▸ **INPUT**:

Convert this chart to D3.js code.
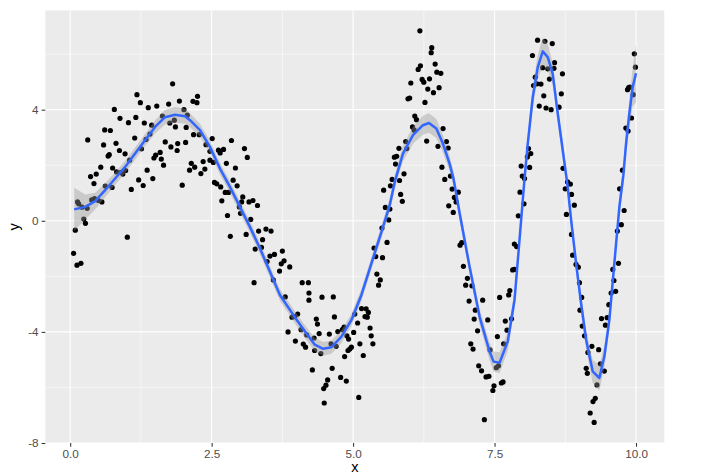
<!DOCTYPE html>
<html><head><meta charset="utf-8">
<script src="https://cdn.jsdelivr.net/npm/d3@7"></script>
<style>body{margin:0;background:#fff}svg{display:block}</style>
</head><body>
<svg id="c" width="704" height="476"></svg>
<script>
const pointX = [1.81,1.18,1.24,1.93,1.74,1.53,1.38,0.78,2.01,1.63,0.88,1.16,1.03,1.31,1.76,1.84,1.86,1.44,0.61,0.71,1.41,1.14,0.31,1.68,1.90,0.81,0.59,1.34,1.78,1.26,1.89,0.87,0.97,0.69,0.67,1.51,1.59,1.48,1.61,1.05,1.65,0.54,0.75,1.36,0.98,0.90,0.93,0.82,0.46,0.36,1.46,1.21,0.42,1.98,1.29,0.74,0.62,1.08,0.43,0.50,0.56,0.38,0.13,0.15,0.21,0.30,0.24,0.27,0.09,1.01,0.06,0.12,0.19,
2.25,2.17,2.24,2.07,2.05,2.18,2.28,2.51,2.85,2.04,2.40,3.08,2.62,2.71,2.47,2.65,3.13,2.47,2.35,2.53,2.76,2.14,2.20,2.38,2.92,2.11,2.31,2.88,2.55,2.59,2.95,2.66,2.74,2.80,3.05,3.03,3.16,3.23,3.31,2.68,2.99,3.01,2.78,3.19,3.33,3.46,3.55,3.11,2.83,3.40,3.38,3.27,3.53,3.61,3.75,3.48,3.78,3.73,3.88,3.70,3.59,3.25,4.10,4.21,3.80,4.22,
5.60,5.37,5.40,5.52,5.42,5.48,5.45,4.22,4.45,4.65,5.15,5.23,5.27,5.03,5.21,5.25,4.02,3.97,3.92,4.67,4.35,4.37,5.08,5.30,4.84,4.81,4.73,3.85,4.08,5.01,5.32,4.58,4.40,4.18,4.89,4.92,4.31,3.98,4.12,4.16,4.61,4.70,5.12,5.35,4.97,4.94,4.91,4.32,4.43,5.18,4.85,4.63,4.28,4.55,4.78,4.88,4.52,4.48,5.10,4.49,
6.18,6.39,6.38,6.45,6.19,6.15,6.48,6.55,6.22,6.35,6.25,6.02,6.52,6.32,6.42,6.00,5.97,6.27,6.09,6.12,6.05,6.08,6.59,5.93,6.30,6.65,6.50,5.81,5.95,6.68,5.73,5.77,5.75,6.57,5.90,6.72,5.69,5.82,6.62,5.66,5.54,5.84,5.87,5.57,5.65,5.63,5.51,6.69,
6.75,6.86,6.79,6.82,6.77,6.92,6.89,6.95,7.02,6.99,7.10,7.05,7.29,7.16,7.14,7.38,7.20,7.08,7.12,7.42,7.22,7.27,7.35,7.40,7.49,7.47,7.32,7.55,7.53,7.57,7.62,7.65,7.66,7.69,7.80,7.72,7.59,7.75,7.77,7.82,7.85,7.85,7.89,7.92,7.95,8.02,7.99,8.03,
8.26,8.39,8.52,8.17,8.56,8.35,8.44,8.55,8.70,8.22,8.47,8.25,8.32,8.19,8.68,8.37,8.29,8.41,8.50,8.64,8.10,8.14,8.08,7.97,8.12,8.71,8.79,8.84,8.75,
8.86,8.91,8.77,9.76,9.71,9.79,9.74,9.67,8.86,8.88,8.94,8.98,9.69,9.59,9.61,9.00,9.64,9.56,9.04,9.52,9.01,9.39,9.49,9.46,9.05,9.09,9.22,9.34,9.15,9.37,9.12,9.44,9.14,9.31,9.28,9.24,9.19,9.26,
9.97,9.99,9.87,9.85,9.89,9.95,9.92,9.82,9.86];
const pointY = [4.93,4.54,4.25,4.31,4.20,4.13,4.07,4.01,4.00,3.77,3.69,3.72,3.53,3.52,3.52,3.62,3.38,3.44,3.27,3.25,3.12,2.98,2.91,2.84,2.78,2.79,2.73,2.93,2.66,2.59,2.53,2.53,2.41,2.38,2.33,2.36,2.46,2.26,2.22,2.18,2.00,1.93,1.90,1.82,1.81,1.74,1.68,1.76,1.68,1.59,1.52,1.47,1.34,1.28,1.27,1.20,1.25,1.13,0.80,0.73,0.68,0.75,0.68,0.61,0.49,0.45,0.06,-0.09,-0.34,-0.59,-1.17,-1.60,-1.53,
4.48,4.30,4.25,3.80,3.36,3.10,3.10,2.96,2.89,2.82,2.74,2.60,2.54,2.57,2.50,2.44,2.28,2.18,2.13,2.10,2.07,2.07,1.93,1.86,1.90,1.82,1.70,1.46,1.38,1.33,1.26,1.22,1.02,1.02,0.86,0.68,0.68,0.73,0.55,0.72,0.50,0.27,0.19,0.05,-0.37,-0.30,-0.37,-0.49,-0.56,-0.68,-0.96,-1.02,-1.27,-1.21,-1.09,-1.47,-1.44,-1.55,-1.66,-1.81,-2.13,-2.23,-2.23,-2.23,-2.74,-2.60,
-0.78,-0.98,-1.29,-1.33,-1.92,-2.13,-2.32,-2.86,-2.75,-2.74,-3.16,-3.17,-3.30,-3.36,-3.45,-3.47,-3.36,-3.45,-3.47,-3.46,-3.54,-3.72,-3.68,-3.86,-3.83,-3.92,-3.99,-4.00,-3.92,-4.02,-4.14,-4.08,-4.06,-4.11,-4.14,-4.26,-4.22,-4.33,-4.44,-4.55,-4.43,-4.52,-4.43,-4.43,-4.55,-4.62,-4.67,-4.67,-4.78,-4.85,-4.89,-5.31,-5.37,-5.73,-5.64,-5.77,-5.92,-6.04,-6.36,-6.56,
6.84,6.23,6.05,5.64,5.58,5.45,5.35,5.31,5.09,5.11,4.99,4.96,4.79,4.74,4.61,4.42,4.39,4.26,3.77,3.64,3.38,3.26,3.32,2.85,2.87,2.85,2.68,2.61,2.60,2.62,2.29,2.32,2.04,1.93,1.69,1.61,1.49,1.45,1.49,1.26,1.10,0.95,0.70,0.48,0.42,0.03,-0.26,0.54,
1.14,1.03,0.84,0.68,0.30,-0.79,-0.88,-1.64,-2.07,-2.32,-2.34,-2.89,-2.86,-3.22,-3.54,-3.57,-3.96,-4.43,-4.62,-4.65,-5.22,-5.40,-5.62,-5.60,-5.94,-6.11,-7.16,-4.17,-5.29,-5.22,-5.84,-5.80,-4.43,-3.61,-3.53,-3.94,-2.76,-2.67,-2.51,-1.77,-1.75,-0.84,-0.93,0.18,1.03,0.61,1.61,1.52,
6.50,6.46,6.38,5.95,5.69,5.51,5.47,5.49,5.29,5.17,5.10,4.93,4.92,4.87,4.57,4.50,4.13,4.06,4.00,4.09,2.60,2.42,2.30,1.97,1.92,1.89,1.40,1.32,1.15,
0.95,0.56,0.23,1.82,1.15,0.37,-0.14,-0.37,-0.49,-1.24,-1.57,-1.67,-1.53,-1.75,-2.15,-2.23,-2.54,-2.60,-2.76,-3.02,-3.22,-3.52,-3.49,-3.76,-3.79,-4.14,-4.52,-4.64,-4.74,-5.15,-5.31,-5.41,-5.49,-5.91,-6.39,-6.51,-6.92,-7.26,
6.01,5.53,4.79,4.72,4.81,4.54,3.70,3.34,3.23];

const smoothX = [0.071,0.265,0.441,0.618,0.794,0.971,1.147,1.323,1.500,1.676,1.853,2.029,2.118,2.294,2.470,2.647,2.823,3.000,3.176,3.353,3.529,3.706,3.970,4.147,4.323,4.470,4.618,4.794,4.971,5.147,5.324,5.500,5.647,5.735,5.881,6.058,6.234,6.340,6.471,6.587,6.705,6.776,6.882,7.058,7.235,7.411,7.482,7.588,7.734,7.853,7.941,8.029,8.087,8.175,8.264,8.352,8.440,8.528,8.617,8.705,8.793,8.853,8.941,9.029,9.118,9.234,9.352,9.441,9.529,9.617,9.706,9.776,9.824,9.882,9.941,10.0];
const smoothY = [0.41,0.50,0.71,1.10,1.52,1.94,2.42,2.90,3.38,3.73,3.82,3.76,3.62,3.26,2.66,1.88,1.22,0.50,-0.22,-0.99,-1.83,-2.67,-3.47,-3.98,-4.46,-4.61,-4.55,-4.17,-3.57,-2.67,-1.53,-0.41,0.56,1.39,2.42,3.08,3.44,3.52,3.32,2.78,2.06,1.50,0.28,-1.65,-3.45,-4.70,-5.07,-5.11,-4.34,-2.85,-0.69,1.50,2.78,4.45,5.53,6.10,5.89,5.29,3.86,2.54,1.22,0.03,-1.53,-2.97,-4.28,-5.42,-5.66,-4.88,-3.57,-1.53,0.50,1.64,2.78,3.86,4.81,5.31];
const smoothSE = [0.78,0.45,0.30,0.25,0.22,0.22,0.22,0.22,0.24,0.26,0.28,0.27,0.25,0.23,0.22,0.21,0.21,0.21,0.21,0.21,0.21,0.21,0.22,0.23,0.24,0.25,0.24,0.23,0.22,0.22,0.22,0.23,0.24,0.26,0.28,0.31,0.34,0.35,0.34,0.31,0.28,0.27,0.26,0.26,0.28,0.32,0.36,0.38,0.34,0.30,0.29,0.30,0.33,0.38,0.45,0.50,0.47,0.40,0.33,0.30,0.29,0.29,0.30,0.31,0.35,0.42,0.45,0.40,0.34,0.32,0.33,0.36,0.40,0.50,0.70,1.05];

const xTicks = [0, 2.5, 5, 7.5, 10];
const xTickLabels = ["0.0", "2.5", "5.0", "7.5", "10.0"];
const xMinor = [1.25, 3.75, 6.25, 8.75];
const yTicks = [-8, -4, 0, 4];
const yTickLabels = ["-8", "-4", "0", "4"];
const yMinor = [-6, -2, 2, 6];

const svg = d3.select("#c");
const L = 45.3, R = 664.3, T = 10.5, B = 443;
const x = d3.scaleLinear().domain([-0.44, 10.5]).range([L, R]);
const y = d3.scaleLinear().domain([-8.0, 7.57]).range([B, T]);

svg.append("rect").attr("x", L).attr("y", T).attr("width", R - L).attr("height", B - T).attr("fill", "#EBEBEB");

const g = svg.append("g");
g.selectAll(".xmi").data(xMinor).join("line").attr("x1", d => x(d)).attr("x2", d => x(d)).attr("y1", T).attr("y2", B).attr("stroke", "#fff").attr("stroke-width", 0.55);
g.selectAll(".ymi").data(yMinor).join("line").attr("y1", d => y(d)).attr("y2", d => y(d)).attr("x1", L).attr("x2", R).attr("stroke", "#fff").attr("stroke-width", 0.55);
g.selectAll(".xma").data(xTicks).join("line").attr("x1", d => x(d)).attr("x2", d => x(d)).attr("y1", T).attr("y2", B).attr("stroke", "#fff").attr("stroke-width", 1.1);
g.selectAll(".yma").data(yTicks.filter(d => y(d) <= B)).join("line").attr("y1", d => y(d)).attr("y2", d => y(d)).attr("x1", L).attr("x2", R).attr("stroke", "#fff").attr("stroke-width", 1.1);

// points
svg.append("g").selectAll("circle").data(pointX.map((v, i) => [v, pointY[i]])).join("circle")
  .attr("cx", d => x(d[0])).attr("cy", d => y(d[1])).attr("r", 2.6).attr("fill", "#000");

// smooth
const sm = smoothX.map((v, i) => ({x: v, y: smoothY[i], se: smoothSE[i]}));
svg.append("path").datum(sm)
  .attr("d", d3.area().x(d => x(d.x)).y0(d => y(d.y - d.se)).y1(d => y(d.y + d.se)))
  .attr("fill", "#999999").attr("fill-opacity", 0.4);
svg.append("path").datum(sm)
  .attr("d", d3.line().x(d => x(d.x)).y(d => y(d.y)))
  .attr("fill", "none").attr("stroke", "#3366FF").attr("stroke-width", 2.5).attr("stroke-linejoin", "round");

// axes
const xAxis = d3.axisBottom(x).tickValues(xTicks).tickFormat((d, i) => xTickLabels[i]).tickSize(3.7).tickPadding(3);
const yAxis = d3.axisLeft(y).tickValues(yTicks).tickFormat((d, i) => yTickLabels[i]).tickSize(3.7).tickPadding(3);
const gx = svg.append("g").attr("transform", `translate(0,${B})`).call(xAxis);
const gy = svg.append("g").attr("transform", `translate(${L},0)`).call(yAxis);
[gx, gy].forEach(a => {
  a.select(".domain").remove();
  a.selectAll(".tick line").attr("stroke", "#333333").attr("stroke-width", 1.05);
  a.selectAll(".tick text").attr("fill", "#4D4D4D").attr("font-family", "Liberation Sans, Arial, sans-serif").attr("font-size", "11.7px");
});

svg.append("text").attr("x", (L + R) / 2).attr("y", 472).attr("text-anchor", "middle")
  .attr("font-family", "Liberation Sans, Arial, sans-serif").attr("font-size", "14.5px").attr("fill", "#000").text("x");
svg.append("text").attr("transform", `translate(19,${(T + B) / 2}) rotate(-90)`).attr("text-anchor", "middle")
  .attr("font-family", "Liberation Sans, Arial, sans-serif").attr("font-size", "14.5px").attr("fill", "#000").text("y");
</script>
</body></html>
--
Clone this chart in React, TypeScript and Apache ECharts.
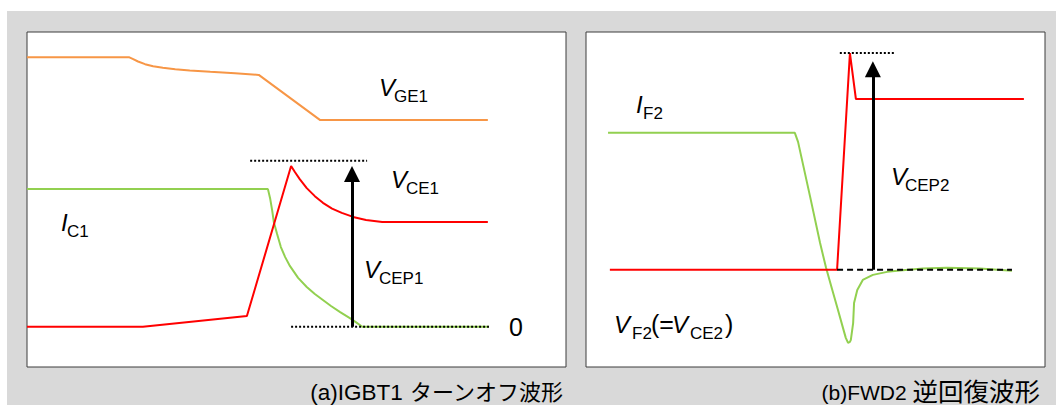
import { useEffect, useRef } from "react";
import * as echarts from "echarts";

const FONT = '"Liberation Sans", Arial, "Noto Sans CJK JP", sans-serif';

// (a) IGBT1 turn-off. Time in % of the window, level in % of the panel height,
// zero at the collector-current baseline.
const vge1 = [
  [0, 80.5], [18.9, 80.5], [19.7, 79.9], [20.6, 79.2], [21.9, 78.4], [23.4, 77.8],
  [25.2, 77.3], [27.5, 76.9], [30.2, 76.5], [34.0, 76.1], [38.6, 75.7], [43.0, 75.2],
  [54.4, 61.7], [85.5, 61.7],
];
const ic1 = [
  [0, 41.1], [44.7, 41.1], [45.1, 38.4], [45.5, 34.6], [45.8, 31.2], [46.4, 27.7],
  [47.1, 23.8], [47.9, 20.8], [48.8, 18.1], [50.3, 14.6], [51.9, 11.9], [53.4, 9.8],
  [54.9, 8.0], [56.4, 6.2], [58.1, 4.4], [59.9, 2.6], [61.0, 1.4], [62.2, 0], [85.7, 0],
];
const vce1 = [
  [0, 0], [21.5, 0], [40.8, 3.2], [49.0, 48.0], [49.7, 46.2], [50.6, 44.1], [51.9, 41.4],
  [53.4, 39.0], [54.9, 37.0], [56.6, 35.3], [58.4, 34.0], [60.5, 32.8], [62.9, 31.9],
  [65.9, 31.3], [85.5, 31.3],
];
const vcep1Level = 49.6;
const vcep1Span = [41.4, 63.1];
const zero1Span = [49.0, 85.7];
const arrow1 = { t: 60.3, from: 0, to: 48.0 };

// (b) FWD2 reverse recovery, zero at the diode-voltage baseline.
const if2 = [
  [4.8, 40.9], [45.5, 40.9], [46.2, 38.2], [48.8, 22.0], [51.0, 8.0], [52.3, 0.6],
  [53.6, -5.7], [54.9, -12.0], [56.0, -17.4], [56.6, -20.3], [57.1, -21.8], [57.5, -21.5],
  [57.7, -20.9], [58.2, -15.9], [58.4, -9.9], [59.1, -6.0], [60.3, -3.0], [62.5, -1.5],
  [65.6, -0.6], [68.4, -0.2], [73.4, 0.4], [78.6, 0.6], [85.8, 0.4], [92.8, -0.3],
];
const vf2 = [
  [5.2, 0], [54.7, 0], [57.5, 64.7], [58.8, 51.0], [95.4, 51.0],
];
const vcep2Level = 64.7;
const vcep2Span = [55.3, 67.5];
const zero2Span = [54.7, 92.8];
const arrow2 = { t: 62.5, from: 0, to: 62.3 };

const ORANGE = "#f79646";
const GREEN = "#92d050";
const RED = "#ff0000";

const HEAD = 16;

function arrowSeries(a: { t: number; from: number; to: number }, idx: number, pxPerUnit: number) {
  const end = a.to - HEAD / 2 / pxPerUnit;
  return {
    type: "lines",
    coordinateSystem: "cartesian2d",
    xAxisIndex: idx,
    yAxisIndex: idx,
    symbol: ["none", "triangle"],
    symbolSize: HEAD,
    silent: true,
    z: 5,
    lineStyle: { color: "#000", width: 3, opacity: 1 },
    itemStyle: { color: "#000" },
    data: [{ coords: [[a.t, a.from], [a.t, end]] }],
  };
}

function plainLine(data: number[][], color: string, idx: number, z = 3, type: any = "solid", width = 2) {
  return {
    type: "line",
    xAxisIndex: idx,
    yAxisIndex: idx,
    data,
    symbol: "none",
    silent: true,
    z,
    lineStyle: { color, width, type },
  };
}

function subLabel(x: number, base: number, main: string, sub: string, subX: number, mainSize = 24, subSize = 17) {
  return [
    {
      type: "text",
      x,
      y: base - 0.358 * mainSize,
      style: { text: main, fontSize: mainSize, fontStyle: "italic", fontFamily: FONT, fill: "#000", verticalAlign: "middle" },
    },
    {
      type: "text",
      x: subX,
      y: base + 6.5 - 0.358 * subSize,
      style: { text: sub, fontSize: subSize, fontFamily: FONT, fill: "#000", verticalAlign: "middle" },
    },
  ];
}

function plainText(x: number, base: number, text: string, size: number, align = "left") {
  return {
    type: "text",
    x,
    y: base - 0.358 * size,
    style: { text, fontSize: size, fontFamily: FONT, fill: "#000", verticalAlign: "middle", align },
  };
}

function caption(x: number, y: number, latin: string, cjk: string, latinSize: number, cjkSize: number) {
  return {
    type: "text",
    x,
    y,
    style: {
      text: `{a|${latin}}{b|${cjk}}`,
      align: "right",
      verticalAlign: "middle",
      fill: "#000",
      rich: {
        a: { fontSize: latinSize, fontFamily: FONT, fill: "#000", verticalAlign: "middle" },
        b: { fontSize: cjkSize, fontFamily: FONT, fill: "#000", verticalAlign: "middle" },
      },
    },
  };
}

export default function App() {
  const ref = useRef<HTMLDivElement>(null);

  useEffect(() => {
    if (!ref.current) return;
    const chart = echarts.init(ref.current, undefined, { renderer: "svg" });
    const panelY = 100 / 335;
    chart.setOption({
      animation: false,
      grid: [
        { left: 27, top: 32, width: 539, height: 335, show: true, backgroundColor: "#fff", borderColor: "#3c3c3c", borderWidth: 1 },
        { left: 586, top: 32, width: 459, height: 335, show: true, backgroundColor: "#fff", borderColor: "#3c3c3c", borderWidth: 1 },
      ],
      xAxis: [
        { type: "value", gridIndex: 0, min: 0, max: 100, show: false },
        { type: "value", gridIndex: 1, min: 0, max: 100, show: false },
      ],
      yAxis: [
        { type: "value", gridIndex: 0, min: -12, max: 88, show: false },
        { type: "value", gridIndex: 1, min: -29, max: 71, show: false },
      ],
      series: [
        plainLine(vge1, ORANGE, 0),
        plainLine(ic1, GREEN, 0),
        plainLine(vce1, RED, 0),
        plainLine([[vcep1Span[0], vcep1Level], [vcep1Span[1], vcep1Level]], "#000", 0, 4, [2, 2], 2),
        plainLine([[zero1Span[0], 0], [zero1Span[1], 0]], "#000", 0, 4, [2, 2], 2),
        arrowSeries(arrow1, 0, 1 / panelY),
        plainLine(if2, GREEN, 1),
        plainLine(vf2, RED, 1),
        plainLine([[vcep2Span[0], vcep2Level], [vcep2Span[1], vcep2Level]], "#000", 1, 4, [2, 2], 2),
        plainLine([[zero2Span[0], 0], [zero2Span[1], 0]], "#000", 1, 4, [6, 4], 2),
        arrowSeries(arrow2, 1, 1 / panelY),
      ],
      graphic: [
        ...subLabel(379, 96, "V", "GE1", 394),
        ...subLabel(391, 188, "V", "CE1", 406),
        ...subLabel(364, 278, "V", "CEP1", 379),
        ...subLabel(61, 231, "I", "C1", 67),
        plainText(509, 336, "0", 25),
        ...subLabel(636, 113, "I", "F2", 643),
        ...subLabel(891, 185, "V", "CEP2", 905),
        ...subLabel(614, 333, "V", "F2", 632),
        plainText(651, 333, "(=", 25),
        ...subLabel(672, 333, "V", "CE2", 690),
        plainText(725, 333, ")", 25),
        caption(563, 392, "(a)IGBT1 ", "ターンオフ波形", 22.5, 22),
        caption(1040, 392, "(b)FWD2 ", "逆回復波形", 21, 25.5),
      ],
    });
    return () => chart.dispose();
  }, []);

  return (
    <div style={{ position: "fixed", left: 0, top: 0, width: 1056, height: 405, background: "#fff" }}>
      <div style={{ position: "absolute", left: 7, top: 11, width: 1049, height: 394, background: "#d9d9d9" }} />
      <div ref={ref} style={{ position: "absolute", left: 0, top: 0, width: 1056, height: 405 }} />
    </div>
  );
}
==
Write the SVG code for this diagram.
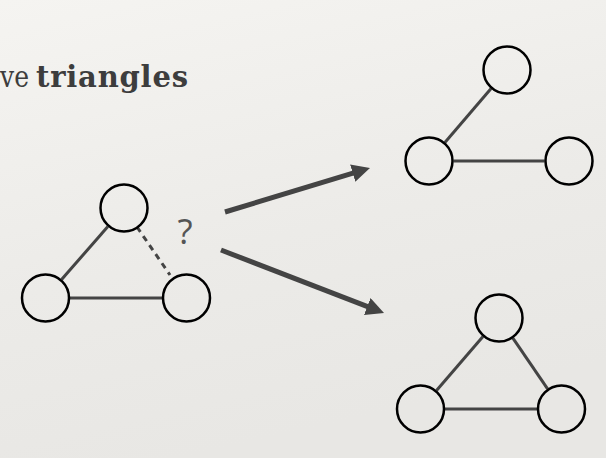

▸ **OBJECTIVE**: Pull out every line above that holds the word "code".

▸ **OUTPUT FOR THIS TASK**:
Convert this chart to D3.js code.
Write the SVG code for this diagram.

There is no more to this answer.